Source material:
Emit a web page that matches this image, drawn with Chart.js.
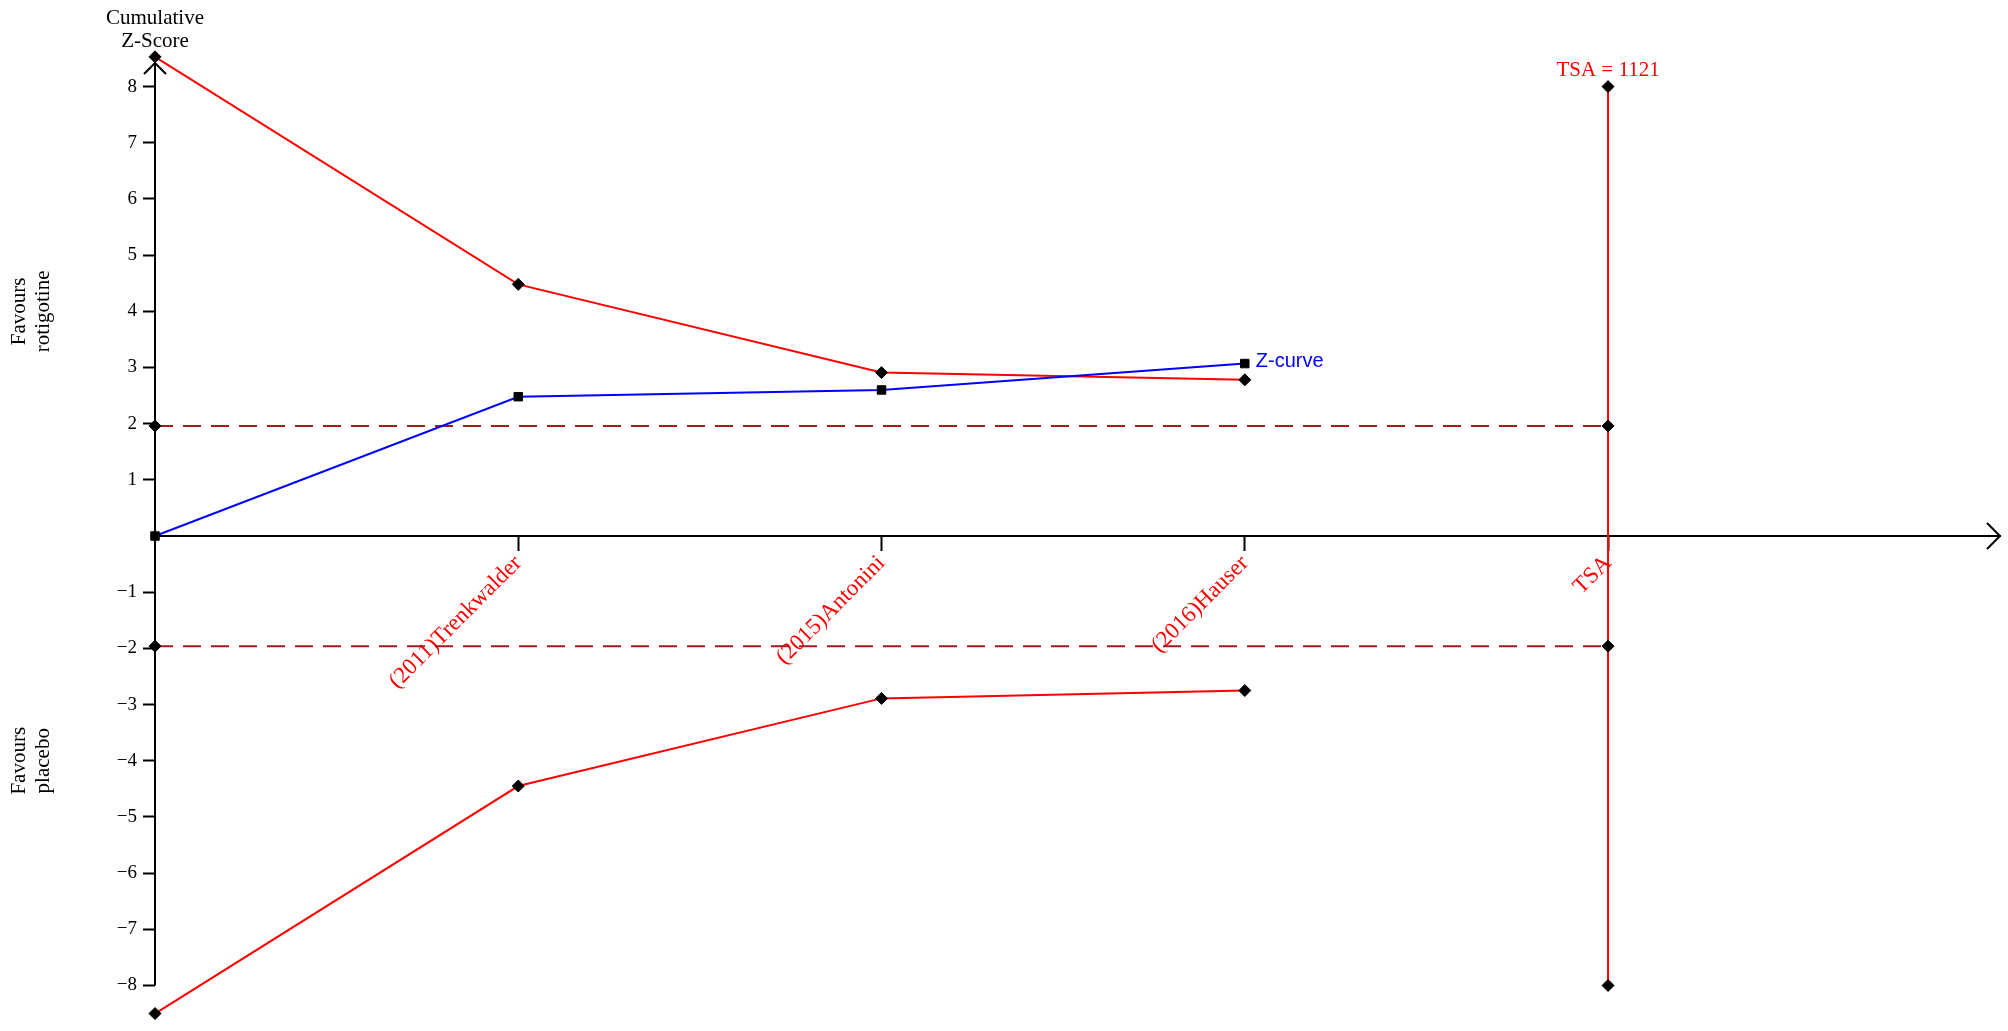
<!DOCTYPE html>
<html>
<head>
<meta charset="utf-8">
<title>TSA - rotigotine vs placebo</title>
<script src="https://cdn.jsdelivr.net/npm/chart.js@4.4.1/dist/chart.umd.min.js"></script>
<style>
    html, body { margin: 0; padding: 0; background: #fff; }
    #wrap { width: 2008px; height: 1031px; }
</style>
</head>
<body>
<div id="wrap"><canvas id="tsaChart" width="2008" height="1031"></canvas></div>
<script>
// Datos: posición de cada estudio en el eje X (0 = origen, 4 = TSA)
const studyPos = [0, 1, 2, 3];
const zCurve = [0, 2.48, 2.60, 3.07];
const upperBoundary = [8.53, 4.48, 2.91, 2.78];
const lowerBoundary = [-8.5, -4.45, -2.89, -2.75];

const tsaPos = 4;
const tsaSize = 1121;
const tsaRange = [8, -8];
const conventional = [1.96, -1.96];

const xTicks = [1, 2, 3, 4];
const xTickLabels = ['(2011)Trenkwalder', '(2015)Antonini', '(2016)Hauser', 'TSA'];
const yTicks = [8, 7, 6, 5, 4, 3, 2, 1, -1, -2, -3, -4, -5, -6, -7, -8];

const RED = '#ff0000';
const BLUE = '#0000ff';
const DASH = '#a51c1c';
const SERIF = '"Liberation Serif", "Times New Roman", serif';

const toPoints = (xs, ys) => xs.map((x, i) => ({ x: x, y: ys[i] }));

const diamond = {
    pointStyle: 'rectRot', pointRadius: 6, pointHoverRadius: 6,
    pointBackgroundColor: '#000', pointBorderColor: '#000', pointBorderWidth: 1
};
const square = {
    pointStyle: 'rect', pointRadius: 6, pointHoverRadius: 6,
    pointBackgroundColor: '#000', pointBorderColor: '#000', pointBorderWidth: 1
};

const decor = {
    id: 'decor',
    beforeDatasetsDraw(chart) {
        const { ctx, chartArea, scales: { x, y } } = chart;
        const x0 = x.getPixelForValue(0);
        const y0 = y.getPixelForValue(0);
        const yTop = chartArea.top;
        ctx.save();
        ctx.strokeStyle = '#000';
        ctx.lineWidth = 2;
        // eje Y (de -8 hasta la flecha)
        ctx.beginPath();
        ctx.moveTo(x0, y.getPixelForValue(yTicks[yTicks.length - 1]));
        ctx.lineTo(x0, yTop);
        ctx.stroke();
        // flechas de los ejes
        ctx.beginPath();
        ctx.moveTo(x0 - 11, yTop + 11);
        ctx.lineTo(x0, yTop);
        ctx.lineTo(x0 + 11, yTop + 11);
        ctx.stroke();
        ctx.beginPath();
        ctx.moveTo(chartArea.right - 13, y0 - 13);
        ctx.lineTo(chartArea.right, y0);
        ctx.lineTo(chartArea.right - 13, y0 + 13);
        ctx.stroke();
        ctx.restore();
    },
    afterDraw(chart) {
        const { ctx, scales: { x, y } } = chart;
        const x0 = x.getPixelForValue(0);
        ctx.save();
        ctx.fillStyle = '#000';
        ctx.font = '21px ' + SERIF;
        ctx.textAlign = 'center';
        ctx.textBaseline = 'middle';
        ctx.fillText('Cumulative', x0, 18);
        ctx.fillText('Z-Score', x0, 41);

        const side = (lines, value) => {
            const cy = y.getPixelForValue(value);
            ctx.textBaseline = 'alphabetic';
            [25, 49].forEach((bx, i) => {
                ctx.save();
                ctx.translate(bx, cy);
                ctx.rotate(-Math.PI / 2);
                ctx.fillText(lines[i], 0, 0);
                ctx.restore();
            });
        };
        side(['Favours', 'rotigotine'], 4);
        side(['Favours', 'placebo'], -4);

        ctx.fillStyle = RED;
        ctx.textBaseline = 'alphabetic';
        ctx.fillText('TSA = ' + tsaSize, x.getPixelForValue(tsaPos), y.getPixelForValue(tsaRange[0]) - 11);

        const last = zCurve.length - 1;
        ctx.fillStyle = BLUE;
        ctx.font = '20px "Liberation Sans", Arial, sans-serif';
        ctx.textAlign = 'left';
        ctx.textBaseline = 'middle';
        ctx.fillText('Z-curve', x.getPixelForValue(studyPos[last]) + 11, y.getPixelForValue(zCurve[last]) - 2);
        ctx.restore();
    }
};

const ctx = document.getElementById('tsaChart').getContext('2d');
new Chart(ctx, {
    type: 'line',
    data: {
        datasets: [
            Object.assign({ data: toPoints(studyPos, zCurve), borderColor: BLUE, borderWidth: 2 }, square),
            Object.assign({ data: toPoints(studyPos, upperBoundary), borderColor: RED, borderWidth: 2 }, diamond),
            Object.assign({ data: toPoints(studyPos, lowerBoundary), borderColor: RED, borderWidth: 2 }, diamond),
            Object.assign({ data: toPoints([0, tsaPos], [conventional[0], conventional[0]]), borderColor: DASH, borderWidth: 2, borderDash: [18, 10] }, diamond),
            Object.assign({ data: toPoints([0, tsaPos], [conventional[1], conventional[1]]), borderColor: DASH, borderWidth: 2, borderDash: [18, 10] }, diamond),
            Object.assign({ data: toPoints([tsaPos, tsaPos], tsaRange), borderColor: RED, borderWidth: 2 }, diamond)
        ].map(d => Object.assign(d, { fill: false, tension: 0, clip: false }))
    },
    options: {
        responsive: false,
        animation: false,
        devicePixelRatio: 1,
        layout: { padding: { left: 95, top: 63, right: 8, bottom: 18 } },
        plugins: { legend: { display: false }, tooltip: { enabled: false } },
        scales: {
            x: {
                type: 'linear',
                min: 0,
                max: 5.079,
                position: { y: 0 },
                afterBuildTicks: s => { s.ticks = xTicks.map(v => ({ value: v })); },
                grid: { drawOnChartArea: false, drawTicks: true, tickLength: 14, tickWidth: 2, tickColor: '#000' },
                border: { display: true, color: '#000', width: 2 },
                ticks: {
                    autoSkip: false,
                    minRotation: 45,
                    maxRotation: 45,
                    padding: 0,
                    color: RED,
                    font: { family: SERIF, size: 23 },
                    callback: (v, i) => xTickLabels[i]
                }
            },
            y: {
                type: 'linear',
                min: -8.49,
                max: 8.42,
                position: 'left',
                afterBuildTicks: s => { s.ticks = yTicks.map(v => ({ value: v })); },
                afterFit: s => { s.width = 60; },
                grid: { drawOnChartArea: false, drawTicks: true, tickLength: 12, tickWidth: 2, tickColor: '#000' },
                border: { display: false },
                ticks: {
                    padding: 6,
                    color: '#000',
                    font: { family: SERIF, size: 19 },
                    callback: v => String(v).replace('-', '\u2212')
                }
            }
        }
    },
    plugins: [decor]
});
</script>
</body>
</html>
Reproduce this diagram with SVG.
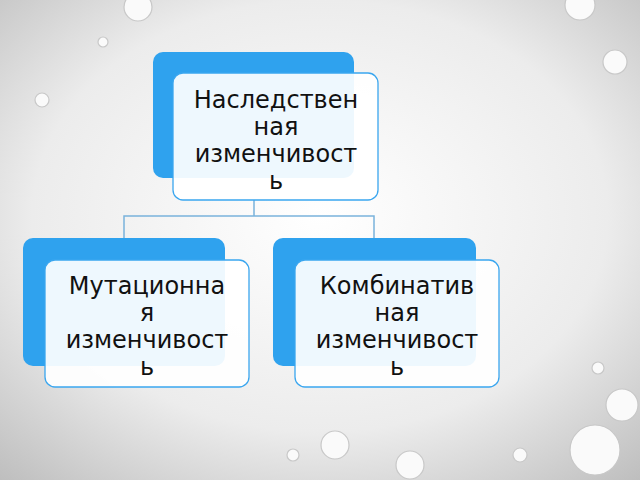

Written exercise: Select all lines with the word "this" from the entries above.

Exercise result:
Emit a web page that matches this image, drawn with Chart.js.
Reproduce this diagram with SVG.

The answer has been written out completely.